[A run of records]
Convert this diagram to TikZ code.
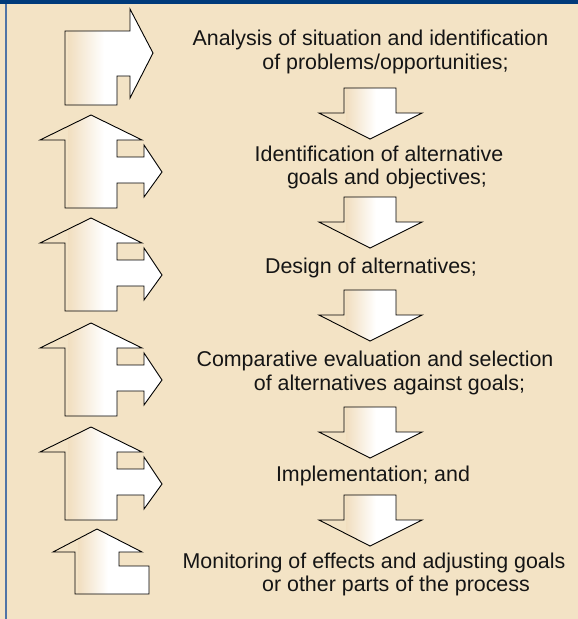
\documentclass[tikz,border=0pt]{standalone}
\usepackage{fontspec}
\setmainfont{Liberation Sans}
\definecolor{bg}{HTML}{F3E3C5}
\definecolor{tan}{HTML}{F1DEBF}
\definecolor{navy}{HTML}{003A7A}
\definecolor{steel}{HTML}{5074A6}
\definecolor{ink}{HTML}{151515}
\tikzset{
  outl/.style={draw=black, line width=0.9pt, line join=miter},
  lbl/.style={anchor=base, inner sep=0pt, text=ink, font=\fontsize{21.4}{24}\selectfont}
}
\newcommand\gshape[3]{%
  \begin{scope}
    \clip #1;
    \shade[left color=tan, right color=white] (#2,0) rectangle (#3,619);
    \fill[white] (#3,0) rectangle (600,619);
  \end{scope}
  \draw[outl] #1;}
\begin{document}
\begin{tikzpicture}[x=1pt,y=-1pt]
\useasboundingbox (0,0) rectangle (578,619);
\fill[bg] (0,0) rectangle (578,619);
\fill[navy] (0,0) rectangle (578,3.5);
\fill[steel] (5,3.5) rectangle (7.2,619);
% left shapes
\gshape{(65,31) -- (130,31) -- (130,9) -- (153,53) -- (130,98) -- (130,76) -- (117,76) -- (117,105) -- (65,105) -- cycle}{68}{104}
\foreach \P in {115,218,323,427}{
  \gshape{(91,\P) -- (142,\P+25) -- (117,\P+25) -- (117,\P+42) -- (144,\P+42) -- (144,\P+30) -- (162,\P+57) -- (144,\P+82) -- (144,\P+68) -- (117,\P+68) -- (117,\P+93) -- (65,\P+93) -- (65,\P+25) -- (40,\P+25) -- cycle}{68}{104}
}
\gshape{(97,529) -- (142,552) -- (119,552) -- (119,566) -- (149,566) -- (149,594) -- (75,594) -- (75,552) -- (53,552) -- cycle}{78}{108}
% down arrows
\foreach \T in {88,197,290,407,495}{
  \gshape{(344,\T) -- (396,\T) -- (396,\T+25) -- (422,\T+25) -- (370,\T+51) -- (319,\T+25) -- (344,\T+25) -- cycle}{346}{376}
}
% texts
\node[lbl] (a1) at (370.5,45) {Analysis of situation and identification};
\node[lbl] (a2) at (385.5,69) {of problems/opportunities;};
\node[lbl] (b1) at (379,161) {Identification of alternative};
\node[lbl] (b2) at (387,184) {goals and objectives;};
\node[lbl] (c1) at (371,273) {Design of alternatives;};
\node[lbl] (d1) at (375,366) {Comparative evaluation and selection};
\node[lbl] (d2) at (389.5,390) {of alternatives against goals;};
\node[lbl] (e1) at (373,481) {Implementation; and};
\node[lbl] (f1) at (374,568) {Monitoring of effects and adjusting goals};
\node[lbl] (f2) at (396,591) {or other parts of the process};
\end{tikzpicture}
\end{document}
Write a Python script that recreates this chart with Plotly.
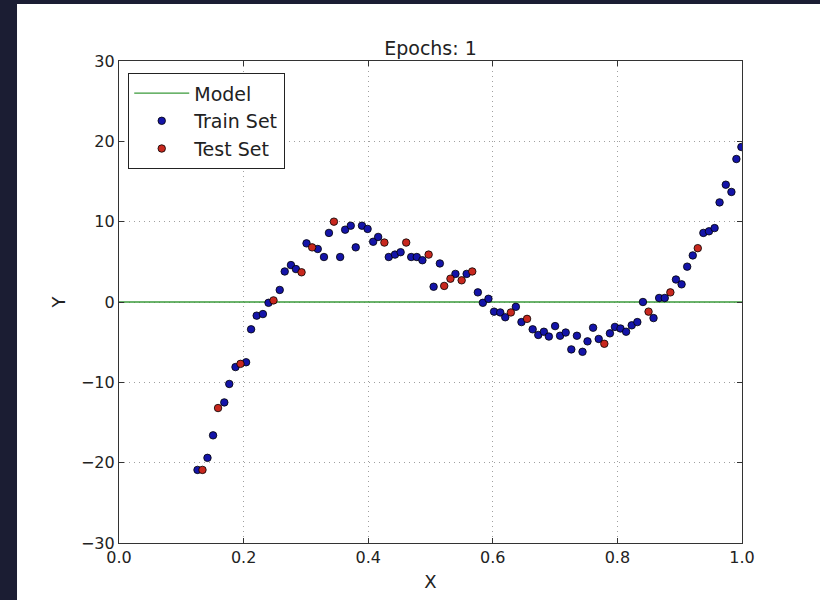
import plotly.graph_objects as go

# ---- data ----
train_x = [0.126, 0.142, 0.151, 0.169, 0.177, 0.187, 0.204, 0.212, 0.221, 0.231, 0.240,
           0.258, 0.266, 0.276, 0.284, 0.301, 0.319, 0.329, 0.337, 0.355, 0.363, 0.372,
           0.380, 0.390, 0.399, 0.408, 0.416, 0.433, 0.443, 0.452, 0.469, 0.478, 0.487,
           0.505, 0.515, 0.540, 0.558, 0.576, 0.584, 0.593, 0.602, 0.612, 0.620, 0.637,
           0.646, 0.664, 0.673, 0.682, 0.690, 0.700, 0.708, 0.717, 0.726, 0.735, 0.744,
           0.752, 0.761, 0.770, 0.788, 0.796, 0.805, 0.814, 0.823, 0.832, 0.841, 0.858,
           0.867, 0.876, 0.894, 0.903, 0.912, 0.921, 0.938, 0.947, 0.956, 0.964, 0.974,
           0.983, 0.991, 0.999]
train_y = [-20.9, -19.4, -16.6, -12.5, -10.2, -8.1, -7.5, -3.4, -1.7, -1.5, -0.1,
           1.5, 3.8, 4.6, 4.1, 7.3, 6.6, 5.6, 8.6, 5.6, 9.0, 9.5,
           6.8, 9.5, 9.1, 7.5, 8.1, 5.6, 5.9, 6.2, 5.6, 5.6, 5.2,
           1.9, 4.8, 3.5, 3.5, 1.2, -0.1, 0.4, -1.2, -1.3, -1.9, -0.6,
           -2.5, -3.4, -4.1, -3.7, -4.3, -3.0, -4.2, -3.8, -5.9, -4.2, -6.2,
           -4.9, -3.2, -4.6, -3.9, -3.1, -3.3, -3.7, -2.9, -2.5, 0.0, -2.0,
           0.5, 0.5, 2.8, 2.2, 4.4, 5.8, 8.6, 8.8, 9.2, 12.4, 14.6,
           13.7, 17.8, 19.3]

test_x = [0.134, 0.159, 0.195, 0.248, 0.293, 0.310, 0.345, 0.426, 0.461, 0.497,
          0.522, 0.532, 0.550, 0.567, 0.629, 0.655, 0.779, 0.850, 0.885, 0.929]
test_y = [-20.9, -13.2, -7.7, 0.2, 3.7, 6.8, 10.0, 7.4, 7.4, 5.9,
          2.0, 2.9, 2.7, 3.8, -1.3, -2.1, -5.2, -1.2, 1.2, 6.7]

model_x = [0.0, 1.0]
model_y = [0.0, 0.0]

x_ticks = [0.0, 0.2, 0.4, 0.6, 0.8, 1.0]
y_ticks = [-30, -20, -10, 0, 10, 20, 30]

FONT = "DejaVu Sans"
TXT = "#222222"

fig = go.Figure()
fig.add_trace(go.Scatter(x=model_x, y=model_y, mode="lines", name="Model",
                         line=dict(color="#3a9a3a", width=1.3)))
fig.add_trace(go.Scatter(x=train_x, y=train_y, mode="markers", name="Train Set",
                         marker=dict(color="#1414a8", size=7.5,
                                     line=dict(color="#000000", width=0.8))))
fig.add_trace(go.Scatter(x=test_x, y=test_y, mode="markers", name="Test Set",
                         marker=dict(color="#c8281e", size=7.5,
                                     line=dict(color="#000000", width=0.8))))

axis_common = dict(
    showline=True, linecolor="#333333", linewidth=1.2, mirror="allticks",
    ticks="inside", ticklen=5, tickcolor="#333333", tickwidth=1,
    showgrid=True, gridcolor="#a0a0a0", gridwidth=1, griddash="1px,4px",
    zeroline=False, automargin=False,
    tickfont=dict(family=FONT, size=16, color=TXT),
)

fig.update_xaxes(range=[0, 1], tickvals=x_ticks, tickformat=".1f",
                 title=dict(text="X", font=dict(family=FONT, size=18, color=TXT), standoff=9),
                 **axis_common)
fig.update_yaxes(range=[-30, 30], tickvals=y_ticks,
                 title=dict(text="Y", font=dict(family=FONT, size=18, color=TXT), standoff=10),
                 **axis_common)

# white figure area inside the dark window frame
fig.add_shape(type="rect", xref="paper", yref="paper",
              x0=-0.1637, x1=1.13, y0=-0.13, y1=1.118,
              fillcolor="white", line=dict(width=0), layer="below")

fig.update_layout(
    width=820, height=600,
    margin=dict(l=119, r=78, t=61, b=57),
    paper_bgcolor="#1b1d33", plot_bgcolor="white",
    title=dict(text="Epochs: 1", x=0.5, xanchor="center", y=0.92, yanchor="middle",
               yref="container", xref="paper",
               font=dict(family=FONT, size=19, color=TXT)),
    legend=dict(x=0.0145, y=0.975, xanchor="left", yanchor="top",
                bgcolor="white", bordercolor="#222222", borderwidth=1.2,
                font=dict(family=FONT, size=19, color=TXT),
                itemwidth=55, tracegroupgap=0),
    showlegend=True,
)

fig.write_html("out.html", config={"displayModeBar": False},
               post_script="document.body.style.margin='0';document.body.style.padding='0';")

* _To do_:
Take the lines from the one holding "Write a Python" to the one holding "import plotly.graph_objects as go", both lines included, and give them again exactly, with no pictures.

* _Answer for this exercise_:
Write a Python script that recreates this chart with Plotly.
import plotly.graph_objects as go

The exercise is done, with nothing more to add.